Despite reports of sporadic violence since Sunday, the cease-fire has held in the affected southern provinces of Daraa, Sweida and Quneitra.

U.S. Seeks to Expand Ceasefire Area

The U.S. is working to expand the cease-fire in southwestern Syria to a second zone, President Trump said on Thursday, according to Bloomberg.

Speaking from Paris, the U.S. president said the cease-fire agreement brokered by Russia, the U.S. and Jordan last week had saved “a lot of lives.”

“We’re working on a second cease-fire in a very rough part of Syria,” Trump said. “And if we get that, and a few more, all of a sudden you’re going to have no bullets being fired in Syria. And that would be a wonderful thing.”

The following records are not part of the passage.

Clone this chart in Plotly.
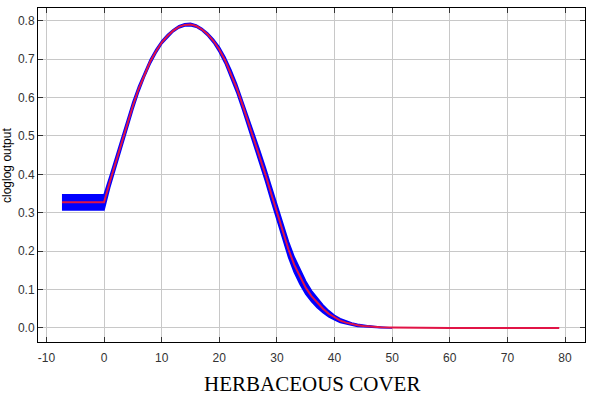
import plotly.graph_objects as go

# --- data (Maxent response curve) ---
x_vals = [-7.3, 0, 1, 2, 3, 4, 5, 6, 7, 8, 9, 10, 11, 12, 13, 14, 15, 16, 17, 18, 19,
          20, 21, 22, 23, 24, 25, 26, 27, 28, 29, 30, 31, 32, 33, 34, 35, 36, 37, 38,
          39, 40, 41, 42, 43, 44, 45, 46, 47, 48, 50, 52, 55, 60, 65, 70, 75, 79]
y_mean = [0.327, 0.327, 0.380, 0.430, 0.480, 0.528, 0.578, 0.622, 0.660, 0.693, 0.720,
          0.743, 0.760, 0.774, 0.784, 0.789, 0.790, 0.786, 0.777, 0.764, 0.747,
          0.725, 0.697, 0.663, 0.625, 0.582, 0.538, 0.493, 0.447, 0.400, 0.350,
          0.300, 0.252, 0.205, 0.165, 0.133, 0.105, 0.083, 0.065, 0.050, 0.037,
          0.027, 0.019, 0.014, 0.010, 0.007, 0.005, 0.0035, 0.0025, 0.0018, 0.001,
          0.0005, 0.0003, 0.0001, 0.0, 0.0, 0.0, 0.0]
y_std = [0.020, 0.020, 0.014, 0.013, 0.012, 0.011, 0.010, 0.008, 0.007, 0.006, 0.005,
         0.004, 0.004, 0.003, 0.003, 0.003, 0.003, 0.003, 0.003, 0.004, 0.005,
         0.007, 0.008, 0.010, 0.011, 0.012, 0.013, 0.014, 0.016, 0.017, 0.018,
         0.019, 0.020, 0.020, 0.020, 0.019, 0.017, 0.014, 0.012, 0.010, 0.008,
         0.006, 0.005, 0.004, 0.003, 0.003, 0.002, 0.002, 0.0015, 0.001, 0.0008,
         0.0, 0.0, 0.0, 0.0, 0.0, 0.0, 0.0]

x_ticks = [-10, 0, 10, 20, 30, 40, 50, 60, 70, 80]
y_ticks = [0.0, 0.1, 0.2, 0.3, 0.4, 0.5, 0.6, 0.7, 0.8]
x_title = "HERBACEOUS COVER"
y_title = "cloglog output"

# band polygon (mean +/- std), only where the band is drawn
band_x, band_hi, band_lo = [], [], []
for xv, m, s in zip(x_vals, y_mean, y_std):
    if xv <= 51.5:
        band_x.append(xv)
        band_hi.append(m + s)
        band_lo.append(m - s)

fig = go.Figure()
fig.add_trace(go.Scatter(
    x=band_x + band_x[::-1], y=band_hi + band_lo[::-1],
    fill="toself", fillcolor="#0000ff", mode="lines",
    line=dict(color="#0000ff", width=1.5), hoverinfo="skip", showlegend=False))
fig.add_trace(go.Scatter(
    x=x_vals, y=y_mean, mode="lines",
    line=dict(color="rgb(225,20,70)", width=2), showlegend=False))

axis_common = dict(
    showline=True, linecolor="black", linewidth=1, mirror="ticks",
    ticks="inside", ticklen=5, tickcolor="#333",
    showgrid=True, gridcolor="#c8c8c8", gridwidth=1, zeroline=False,
    tickfont=dict(family="Liberation Sans, Arial", size=12, color="#333"),
)

fig.update_layout(
    width=597, height=402,
    margin=dict(l=38, r=12, t=8, b=60),
    paper_bgcolor="white", plot_bgcolor="white",
    xaxis=dict(range=[-11.46, 83.47], tickvals=x_ticks,
               ticktext=[str(v) for v in x_ticks], ticklabelstandoff=5,
               **axis_common),
    yaxis=dict(range=[-0.0365, 0.833], tickvals=y_ticks,
               ticktext=["%.1f" % v for v in y_ticks], **axis_common),
    annotations=[
        dict(text=x_title, xref="paper", yref="paper", x=0.5, y=-0.085,
             xanchor="center", yanchor="top", showarrow=False,
             font=dict(family="Liberation Serif, Times New Roman", size=21, color="black")),
        dict(text=y_title, xref="paper", yref="paper", x=0, xshift=-31, y=0.527,
             xanchor="center", yanchor="middle", showarrow=False, textangle=-90,
             font=dict(family="Liberation Sans, Arial", size=12, color="black")),
    ],
)

fig.write_html("out.html")
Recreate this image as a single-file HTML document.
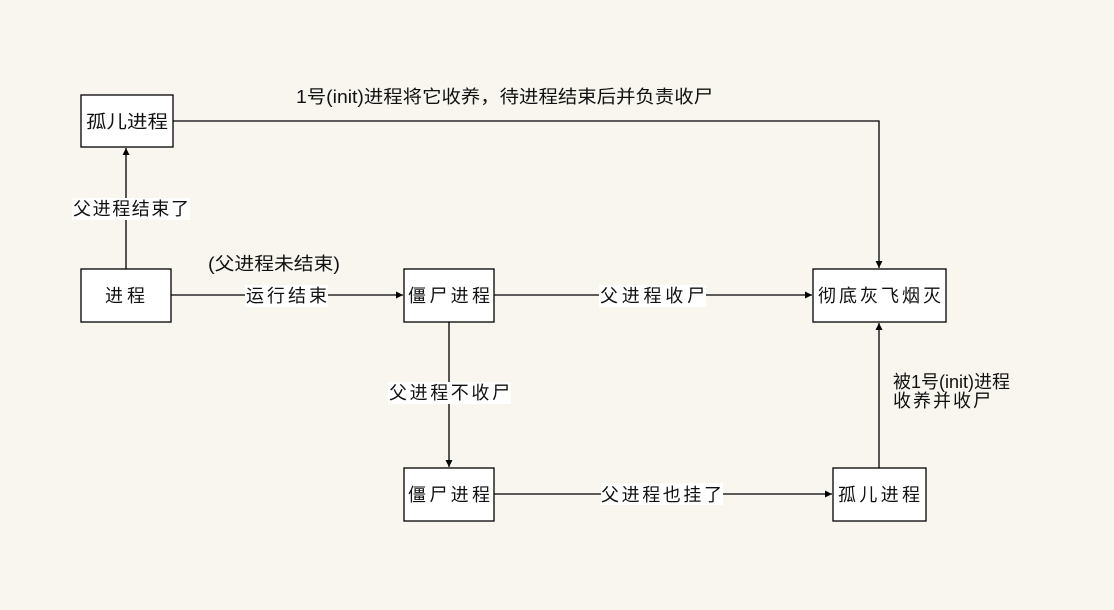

Special envoy McGurk said the president’s comments were “referring to a very constructive discussion that he had with the Russians in building from this southwest agreement,” Reuters reported.

The U.S. has had “very constructive … military-to-military discussions with the Russians about de-confliction arrangements” in recent weeks and is keen to explore the possibility of cease-fires in other areas, he added.

Government Pounds Damascus Suburb

Pro-government warplanes carried out at least 15 raids on the rebel-held Eastern Ghouta suburbs of the capital, Damascus, on Thursday, the Syrian Observatory for Human Rights reported.

Airstrikes targeted the areas of Kafr Batna, Hazza, Ain Tarma and the Jobar neighborhood, killing at least two people and wounding 10 more, according to the United Kingdom-based monitoring group.

The shelling coincided with fierce clashes between supporters of President Bashar al-Assad and armed rebel groups in Ain Tarma and Jobar.

Pro-government forces have been advancing in the area since last month, in a bid to recapture territory from Syrian rebels outside the capital.